You can guess all you want the Homeland Security was the main concern -- God forbid we be critical of anyone as long as they invokle, however cynically, homeland security, even as it prevents people from registering to vote. Preventing people from registering to vote prevents them from voting. that is disfranchisement.
Further, if you have some evidence that Harold Meyerson (this is an op-ed piece, and not an investigative story -- Meyerson is not exactly an obscure figure, and as someone whose dissertation is on pundits, you surely know this) has not been folllowing this story, and that all he used was the Mi Familia Vota press release, I'd say that is a pretty serious accusation, one for which at the least you ought to proffer evidence.
I guess I should not be surprised that you are providing apologia for doing whatever it takes to keep folks from voting. I guess I just do not understand why. But buck up -- the Voting Rights Act will soon be up for renewal.
dc
Derek Charles Catsam - 9/23/2004
My ears hurt from the shrill response. They have valium in Colorado, right?
dc
Stephen Keith Tootle - 9/23/2004
I read the article. It looks like Homeland Security told the group that they could not block the doors. A judge settled it. It is a stretch to conclude "every single time issues of minority voting rights come up these days, it is the GOP that seems to be standing in the way." Catsam continues: "Of course it is not racism. Is it?" Well, is it? Mr. Catsam throughs the word out there, then backs off and claims it is just short term political considerations motivating the Republicans. Fine. But then, he inexplicably concludes that the Republican Party is not wooing minority voters. In fact, they are attempting to "disfranchise" them. That is, the Republicans are trying to take away minority voting rights.

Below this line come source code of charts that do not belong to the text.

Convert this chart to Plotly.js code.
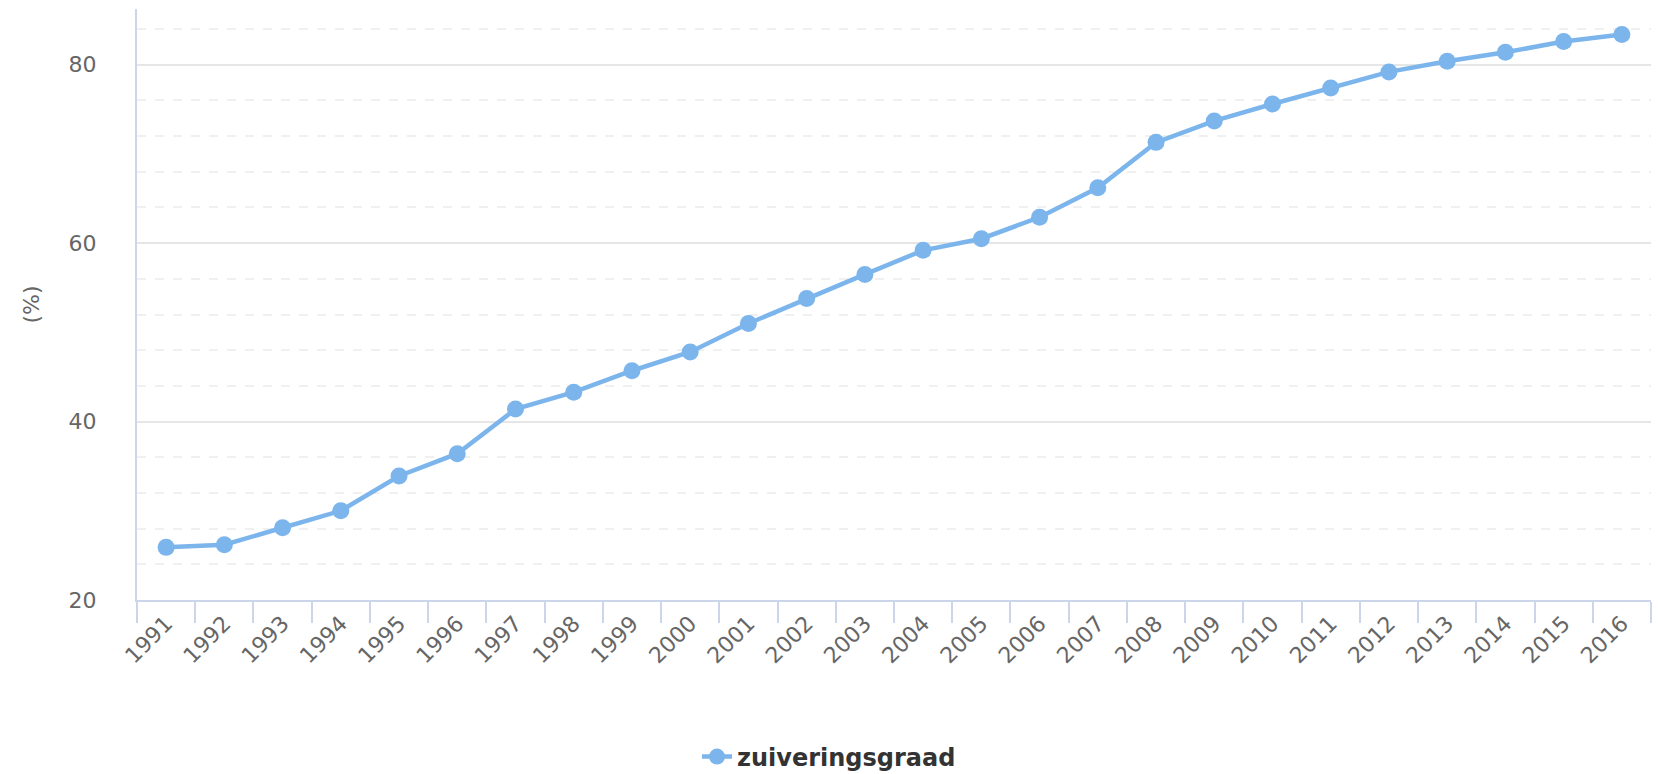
<!DOCTYPE html>
<html>
<head>
<meta charset="utf-8">
<script src="https://cdn.plot.ly/plotly-3.0.1.min.js"></script>
<style>html,body{margin:0;padding:0;background:#fff;}#chart{width:1658px;height:774px;}</style>
</head>
<body>
<div id="chart"></div>
<script>
const years = ["1991","1992","1993","1994","1995","1996","1997","1998","1999","2000","2001","2002","2003","2004","2005","2006","2007","2008","2009","2010","2011","2012","2013","2014","2015","2016"];
const zuiveringsgraad = [25.9,26.2,28.1,30.0,33.9,36.4,41.4,43.3,45.7,47.8,51.0,53.8,56.5,59.2,60.5,62.9,66.2,71.3,73.7,75.6,77.4,79.2,80.4,81.4,82.6,83.4];
const seriesName = "zuiveringsgraad";
const yTitle = "(%)";

const fontFam = "DejaVu Sans, Verdana, sans-serif";

Plotly.newPlot("chart", [{
  x: years,
  y: zuiveringsgraad,
  name: seriesName,
  type: "scatter",
  mode: "lines+markers",
  line: {color: "#7cb5ec", width: 4.5},
  marker: {color: "#7cb5ec", size: 17},
  showlegend: true
}], {
  width: 1658, height: 774,
  margin: {l: 137, r: 7, t: 9, b: 174},
  paper_bgcolor: "#ffffff",
  plot_bgcolor: "#ffffff",
  font: {family: fontFam, color: "#666666", size: 22},
  xaxis: {
    type: "category",
    range: [-0.5, 25.5],
    tickson: "boundaries",
    ticks: "outside",
    ticklen: 21,
    tickwidth: 2,
    tickcolor: "#ccd6eb",
    showline: true,
    linecolor: "#ccd6eb",
    linewidth: 2,
    showgrid: false,
    zeroline: false,
    tickangle: -45,
    tickfont: {family: fontFam, size: 22, color: "#666666"}
  },
  yaxis: {
    range: [20, 86.25],
    tickvals: [20, 40, 60, 80],
    ticks: "",
    ticklabelstandoff: 34,
    showline: true,
    linecolor: "#ccd6eb",
    linewidth: 2,
    showgrid: true,
    gridcolor: "#e6e6e6",
    gridwidth: 2,
    zeroline: false,
    minor: {dtick: 4, tick0: 0, showgrid: true, gridcolor: "#f0f0f0", gridwidth: 2, griddash: "dash", ticks: ""},
    tickfont: {family: fontFam, size: 22, color: "#666666"},
    title: {text: yTitle, font: {family: fontFam, size: 22, color: "#666666"}, standoff: 23}
  },
  legend: {
    orientation: "h",
    xref: "container", yref: "container",
    x: 0.5, xanchor: "center",
    y: 0.022, yanchor: "middle",
    font: {family: fontFam, size: 24, color: "#333333", weight: "bold"},
    bgcolor: "rgba(0,0,0,0)"
  },
  showlegend: true
}, {displayModeBar: false, staticPlot: true});
</script>
</body>
</html>
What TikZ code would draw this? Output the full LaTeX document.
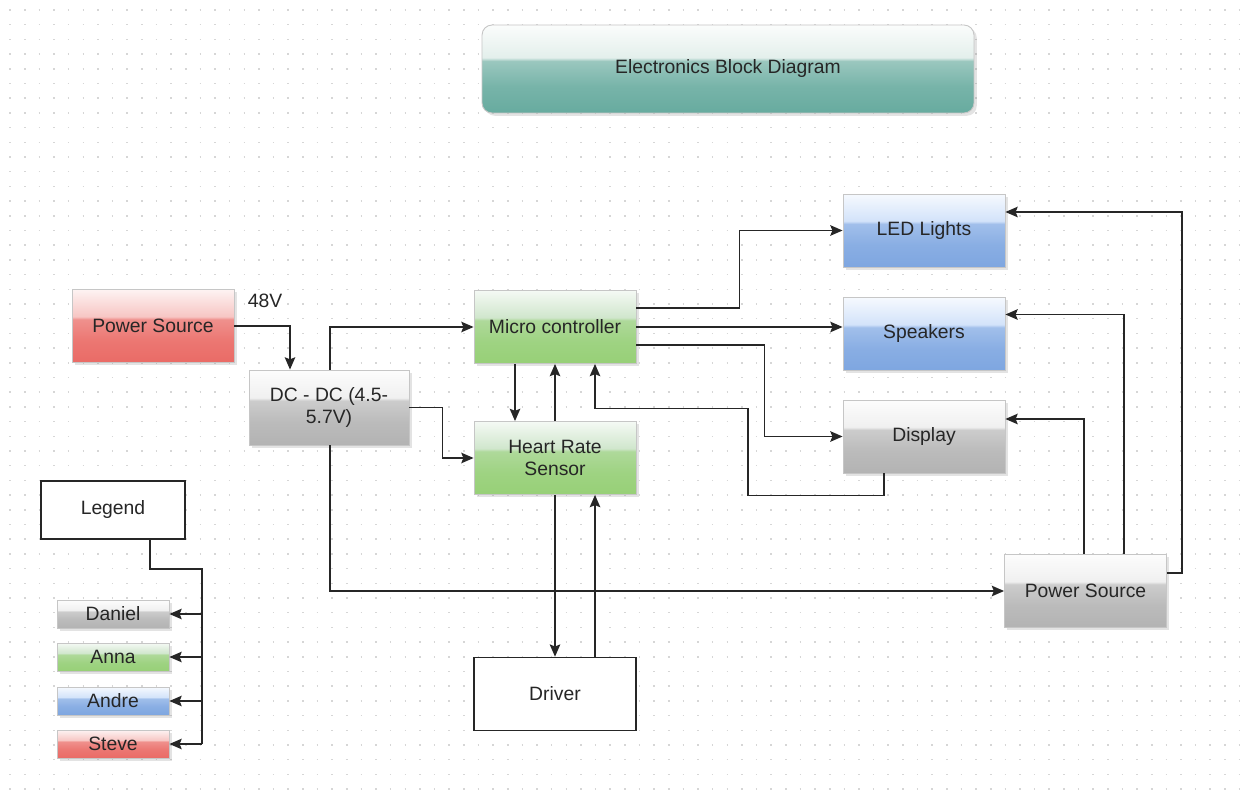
\documentclass[tikz,border=0pt]{standalone}
\usepackage{fontspec}
\setmainfont{Liberation Sans}
\usetikzlibrary{arrows.meta,calc,shadows}

\definecolor{redF}{HTML}{F8CECC}  \definecolor{redG}{HTML}{EA6B66}
\definecolor{grnF}{HTML}{D5E8D4}  \definecolor{grnG}{HTML}{97D077}
\definecolor{bluF}{HTML}{DAE8FC}  \definecolor{bluG}{HTML}{7EA6E0}
\definecolor{gryF}{HTML}{F5F5F5}  \definecolor{gryG}{HTML}{B3B3B3}
\definecolor{tealF}{HTML}{EEF5F2} \definecolor{tealG}{HTML}{67AB9F}

% glossy fill: #1 name, #2 light colour, #3 dark colour
\newcommand{\glossy}[3]{%
  \pgfdeclareverticalshading{#1}{100bp}{%
    color(0bp)=(#3); color(25bp)=(#3); color(40bp)=(#3!88!#2);
    color(54.5bp)=(#3!62!#2); color(56.5bp)=(#2!92!#3);
    color(75bp)=(#2!25!white); color(100bp)=(#2!25!white)}}
\glossy{glossred}{redF}{redG}
\glossy{glossgrn}{grnF}{grnG}
\glossy{glossblu}{bluF}{bluG}
\glossy{glossgry}{gryF}{gryG}
\glossy{glossteal}{tealF}{tealG}

\begin{document}
\begin{tikzpicture}[x=0.02cm, y=-0.02cm,
  >={Stealth[length=7pt, width=6pt, inset=1.2pt]},
  font=\fontsize{11}{13}\selectfont, text=black!85,
  box/.style={draw=gray!45, line width=0.5pt, minimum width=3.24cm, minimum height=1.46cm,
    align=center, shade, drop shadow={shadow xshift=1.6pt, shadow yshift=-1.6pt, opacity=0.22}},
  redbox/.style={box, shading=glossred},
  grnbox/.style={box, shading=glossgrn},
  blubox/.style={box, shading=glossblu},
  grybox/.style={box, shading=glossgry},
  chip/.style={minimum width=2.24cm, minimum height=0.56cm, inner sep=1pt},
  plainbox/.style={draw=black!85, line width=0.9pt, fill=white, minimum width=3.24cm,
    minimum height=1.46cm, align=center},
  wire/.style={line width=0.9pt, draw=black!85},
  gridline/.style={draw=black!16, line width=0.9pt, dash pattern=on 0.9pt off 7.43pt, dash phase=3pt},
]

	\fill[white] (0,0) rectangle (1252,807);
	\useasboundingbox (0,0) rectangle (1252,807);
	\foreach \gy in {10,24.7,...,800} \draw[gridline] (0,\gy) -- (1252,\gy); % dot grid

	% title
	\node[box, shading=glossteal, rounded corners=0.2cm, minimum width=9.84cm, minimum height=1.76cm]
		(title) at (728,69) {Electronics Block Diagram};

	% blocks
	\node[redbox] (psl) at (153,326) {Power Source};
	\node[grybox, minimum width=3.2cm, minimum height=1.5cm] (dcdc) at (329,407.5) {DC - DC (4.5-\\5.7V)};
	\node[grnbox] (micro) at (555,327) {Micro controller};
	\node[grnbox] (heart) at (555,458) {Heart Rate\\Sensor};
	\node[blubox] (led) at (924,230.5) {LED Lights};
	\node[blubox] (speakers) at (924,334) {Speakers};
	\node[grybox] (display) at (924,436.5) {Display};
	\node[grybox] (psr) at (1085.5,591) {Power Source};
	\node[plainbox] (driver) at (555,694) {Driver};
	\node (volt) at (265,301) {48V};

	% legend
	\node[plainbox, minimum width=2.88cm, minimum height=1.16cm] (legend) at (113,510) {Legend};
	\node[grybox, chip] (daniel) at (113,614) {Daniel};
	\node[grnbox, chip] (anna) at (113,657) {Anna};
	\node[blubox, chip] (andre) at (113,701) {Andre};
	\node[redbox, chip] (steve) at (113,744) {Steve};

	% connections
	\draw[wire,->] (psl.east) -| ($(dcdc.north)+(-39,0)$);
	\draw[wire,->] ($(dcdc.north)+(1,0)$) |- (micro.west);
	\draw[wire,->] (dcdc.east) -- ++(33,0) |- (heart.west);
	\draw[wire,->] ($(dcdc.south)+(1,0)$) |- (psr.west);

	\draw[wire,->] ($(micro.south)+(-40,0)$) -- ($(heart.north)+(-40,0)$);
	\draw[wire,->] (heart.north) -- (micro.south);
	\draw[wire,->] (heart.south) -- (driver.north);
	\draw[wire,->] ($(driver.north)+(40,0)$) -- ($(heart.south)+(40,0)$);

	\draw[wire,->] ($(micro.east)+(0,-19)$) -- ++(103,0) |- (led.west);
	\draw[wire,->] (micro.east) -- (micro.east -| speakers.west);
	\draw[wire,->] ($(micro.east)+(0,18)$) -- ++(128,0) |- (display.west);
	\draw[wire,->] ($(display.south)+(-40,0)$) -- ++(0,22) -- ++(-136,0) -- ++(0,-87)
		-| ($(micro.south)+(40,0)$);

	\draw[wire,->] ($(psr.north)+(-1.5,0)$) |- ($(display.east)+(0,-17.5)$);
	\draw[wire,->] ($(psr.north)+(38.5,0)$) |- ($(speakers.east)+(0,-19.5)$);
	\draw[wire,->] ($(psr.east)+(0,-18)$) -- ++(15,0) |- ($(led.east)+(0,-18.5)$);

	\coordinate (lbus) at (202,569);
	\draw[wire] ($(legend.south)+(37,0)$) |- (lbus) -- (lbus |- steve.east);
	\foreach \who in {daniel,anna,andre,steve}
		\draw[wire,->] (lbus |- \who.east) -- (\who.east);

\end{tikzpicture}
\end{document}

I am guessing that Homeland Security had some kind of "homeland security" concern. The Washington Post article, by the way, parrots the press release of the group "Mi Familia Vota." It doesn't look like they did any independent investigation or reporting. I guess this is a "rationalization." It is probably "high-minded" as well, since the thin air of Colorado has left me unable to think or read properly.